What you need to do: Print the lines of the listing below verbatim from its first line through the line bearing "Chart.register(...registerables);". Any pictures are to be omitted.

Stored data:
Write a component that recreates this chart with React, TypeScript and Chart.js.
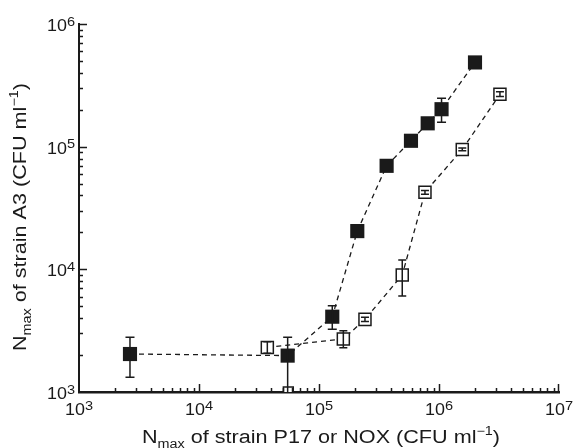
import React, { useEffect, useRef } from 'react';
import { Chart, registerables } from 'chart.js';

Chart.register(...registerables);

// ---- Data ----
const FILLED_X = [2660, 54800, 129000, 208500, 366000, 584000, 805000, 1050000, 1995000];
const FILLED_Y = [2040, 1980, 4110, 20500, 69800, 111700, 155000, 202000, 486000];
const FILLED_LO = [1320, 950, 3250, 20500, 69800, 105000, 155000, 158000, 486000];
const FILLED_HI = [2790, 2790, 5050, 20500, 69800, 118000, 155000, 248000, 486000];

const OPEN_X = [37100, 159500, 241600, 494000, 764000, 1563000, 3220000];
const OPEN_Y = [2310, 2705, 3909, 8990, 42500, 95000, 267000];
const OPEN_LO = [2070, 2300, 3760, 6050, 41000, 92500, 257000];
const OPEN_HI = [2570, 3160, 4060, 11900, 44000, 97500, 280000];

const STRAY_X = [55500];
const STRAY_Y = [1000];

const X_EXPONENTS = [3, 4, 5, 6, 7];
const Y_EXPONENTS = [3, 4, 5, 6];

const X_TITLE = [
  { t: 'N', sub: 0 },
  { t: 'max', sub: 1 },
  { t: ' of strain P17 or NOX (CFU ml', sub: 0 },
  { t: '\u22121', sub: -1 },
  { t: ')', sub: 0 },
];
const Y_TITLE = [
  { t: 'N', sub: 0 },
  { t: 'max', sub: 1 },
  { t: ' of strain A3 (CFU ml', sub: 0 },
  { t: '\u22121', sub: -1 },
  { t: ')', sub: 0 },
];

const INK = '#1a1a1a';
const FONT = '"Liberation Sans", Arial, Helvetica, sans-serif';
const TITLE_STRETCH = 1.2;
const TICK_STRETCH = 1.12;

type Part = { t: string; sub: number };

function drawParts(ctx: CanvasRenderingContext2D, parts: Part[], cx: number, baseline: number, big: number, small: number, stretch: number) {
  const widths = parts.map((p) => {
    ctx.font = `${p.sub === 0 ? big : small}px ${FONT}`;
    return ctx.measureText(p.t).width;
  });
  const total = widths.reduce((a, b) => a + b, 0);
  ctx.save();
  ctx.translate(cx, baseline);
  ctx.scale(stretch, 1);
  let x = -total / 2;
  ctx.textAlign = 'left';
  ctx.textBaseline = 'alphabetic';
  parts.forEach((p, i) => {
    ctx.font = `${p.sub === 0 ? big : small}px ${FONT}`;
    const dy = p.sub === 1 ? big * 0.3 : p.sub === -1 ? -big * 0.42 : 0;
    ctx.fillText(p.t, x, dy);
    x += widths[i];
  });
  ctx.restore();
}

function powerLabel(ctx: CanvasRenderingContext2D, e: number, x: number, baseline: number, align: 'center' | 'right') {
  const big = 16;
  const small = 13;
  ctx.font = `${big}px ${FONT}`;
  const w1 = ctx.measureText('10').width;
  ctx.font = `${small}px ${FONT}`;
  const w2 = ctx.measureText(String(e)).width;
  const total = (w1 + w2) * TICK_STRETCH;
  const start = align === 'center' ? x - total / 2 : x - total;
  ctx.save();
  ctx.translate(start, baseline);
  ctx.scale(TICK_STRETCH, 1);
  ctx.textAlign = 'left';
  ctx.textBaseline = 'alphabetic';
  ctx.font = `${big}px ${FONT}`;
  ctx.fillText('10', 0, 0);
  ctx.font = `${small}px ${FONT}`;
  ctx.fillText(String(e), w1, -5.5);
  ctx.restore();
}

const decorPlugin = {
  id: 'decor',
  afterDatasetsDraw(chart: any) {
    const ctx: CanvasRenderingContext2D = chart.ctx;
    const { left, right, top, bottom } = chart.chartArea;
    const xs = chart.scales.x;
    const ys = chart.scales.y;
    ctx.save();
    ctx.beginPath();
    ctx.rect(left, top - 10, right - left + 10, bottom - top + 10);
    ctx.clip();
    ctx.strokeStyle = INK;
    ctx.lineWidth = 1.5;
    const series = [
      { xv: FILLED_X, lo: FILLED_LO, hi: FILLED_HI, cap: 4.5 },
      { xv: OPEN_X, lo: OPEN_LO, hi: OPEN_HI, cap: 4 },
    ];
    series.forEach((s) => {
      s.xv.forEach((xv, i) => {
        if (s.lo[i] === s.hi[i]) return;
        const px = xs.getPixelForValue(xv);
        const plo = ys.getPixelForValue(s.lo[i]);
        const phi = ys.getPixelForValue(s.hi[i]);
        ctx.beginPath();
        ctx.moveTo(px, plo);
        ctx.lineTo(px, phi);
        ctx.moveTo(px - s.cap, plo);
        ctx.lineTo(px + s.cap, plo);
        ctx.moveTo(px - s.cap, phi);
        ctx.lineTo(px + s.cap, phi);
        ctx.stroke();
      });
    });
    ctx.restore();
  },
  afterDraw(chart: any) {
    const ctx: CanvasRenderingContext2D = chart.ctx;
    const { left, right, top, bottom } = chart.chartArea;
    const xs = chart.scales.x;
    const ys = chart.scales.y;
    ctx.save();
    ctx.strokeStyle = INK;
    ctx.fillStyle = INK;
    ctx.lineWidth = 1.5;
    // ticks (inside)
    for (let e = 3; e < 7; e++) {
      for (let m = 1; m <= 9; m++) {
        if (m === 1 && e === 3) continue;
        const v = m * Math.pow(10, e);
        const px = Math.round(xs.getPixelForValue(v)) + 0.5;
        const len = m === 1 ? 8 : 4;
        ctx.beginPath();
        ctx.moveTo(px, bottom);
        ctx.lineTo(px, bottom - len);
        ctx.stroke();
      }
    }
    {
      const px = Math.round(xs.getPixelForValue(1e7)) - 0.5;
      ctx.beginPath();
      ctx.moveTo(px, bottom);
      ctx.lineTo(px, bottom - 8);
      ctx.stroke();
    }
    for (let e = 3; e <= 6; e++) {
      for (let m = 1; m <= 9; m++) {
        if (e === 6 && m > 1) break;
        if (m === 1 && e === 3) continue;
        const v = m * Math.pow(10, e);
        const py = Math.round(ys.getPixelForValue(v)) + 0.5;
        const len = m === 1 ? 8 : 4;
        ctx.beginPath();
        ctx.moveTo(left, py);
        ctx.lineTo(left + len, py);
        ctx.stroke();
      }
    }
    // tick labels
    X_EXPONENTS.forEach((e) => {
      powerLabel(ctx, e, xs.getPixelForValue(Math.pow(10, e)), bottom + 23, 'center');
    });
    Y_EXPONENTS.forEach((e) => {
      powerLabel(ctx, e, left - 4, ys.getPixelForValue(Math.pow(10, e)) + 7, 'right');
    });
    // titles
    drawParts(ctx, X_TITLE, 321, 443, 18, 12, TITLE_STRETCH);
    ctx.save();
    ctx.translate(26, 217);
    ctx.rotate(-Math.PI / 2);
    drawParts(ctx, Y_TITLE, 0, 0, 18, 12, TITLE_STRETCH);
    ctx.restore();
    ctx.restore();
  },
};

export default function App() {
  const ref = useRef<HTMLCanvasElement | null>(null);
  useEffect(() => {
    if (!ref.current) return;
    const toPts = (xs: number[], ys: number[]) => xs.map((x, i) => ({ x, y: ys[i] }));
    const chart = new Chart(ref.current, {
      type: 'scatter',
      data: {
        datasets: [
          {
            label: 'A3 vs P17',
            data: toPts(FILLED_X, FILLED_Y),
            showLine: true,
            borderColor: INK,
            borderWidth: 1.3,
            borderDash: [5, 4],
            pointStyle: 'rect',
            pointRadius: 10,
            pointBorderWidth: 0,
            pointBackgroundColor: INK,
            pointBorderColor: INK,
            order: 1,
          } as any,
          {
            label: 'A3 vs NOX',
            data: toPts(OPEN_X, OPEN_Y),
            showLine: true,
            borderColor: INK,
            borderWidth: 1.3,
            borderDash: [5, 4],
            pointStyle: 'rect',
            pointRadius: 8.5,
            pointBorderWidth: 1.5,
            pointBackgroundColor: '#ffffff',
            pointBorderColor: INK,
            order: 2,
          } as any,
          {
            label: 'extra',
            data: toPts(STRAY_X, STRAY_Y),
            showLine: false,
            pointStyle: 'rect',
            pointRadius: 7,
            pointBorderWidth: 1.5,
            pointBackgroundColor: '#ffffff',
            pointBorderColor: INK,
            order: 3,
          } as any,
        ],
      },
      options: {
        responsive: false,
        animation: false,
        devicePixelRatio: 1,
        layout: { padding: { top: 24, right: 17, left: 0, bottom: 0 } },
        plugins: { legend: { display: false }, tooltip: { enabled: false } },
        scales: {
          x: {
            type: 'logarithmic',
            min: 1e3,
            max: 1e7,
            ticks: { display: false },
            grid: { display: false },
            border: { display: true, color: INK, width: 2.5 },
            afterFit: (s: any) => {
              s.height = 56;
            },
          },
          y: {
            type: 'logarithmic',
            min: 1e3,
            max: 1e6,
            ticks: { display: false },
            grid: { display: false },
            border: { display: true, color: INK, width: 2 },
            afterFit: (s: any) => {
              s.width = 79;
            },
          },
        },
      },
      plugins: [decorPlugin],
    });
    return () => chart.destroy();
  }, []);
  return (
    <div style={{ position: 'fixed', left: 0, top: 0, width: 576, height: 448, background: '#fff' }}>
      <canvas ref={ref} width={576} height={448} style={{ display: 'block' }} />
    </div>
  );
}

Written solution:
Write a component that recreates this chart with React, TypeScript and Chart.js.
import React, { useEffect, useRef } from 'react';
import { Chart, registerables } from 'chart.js';

Chart.register(...registerables);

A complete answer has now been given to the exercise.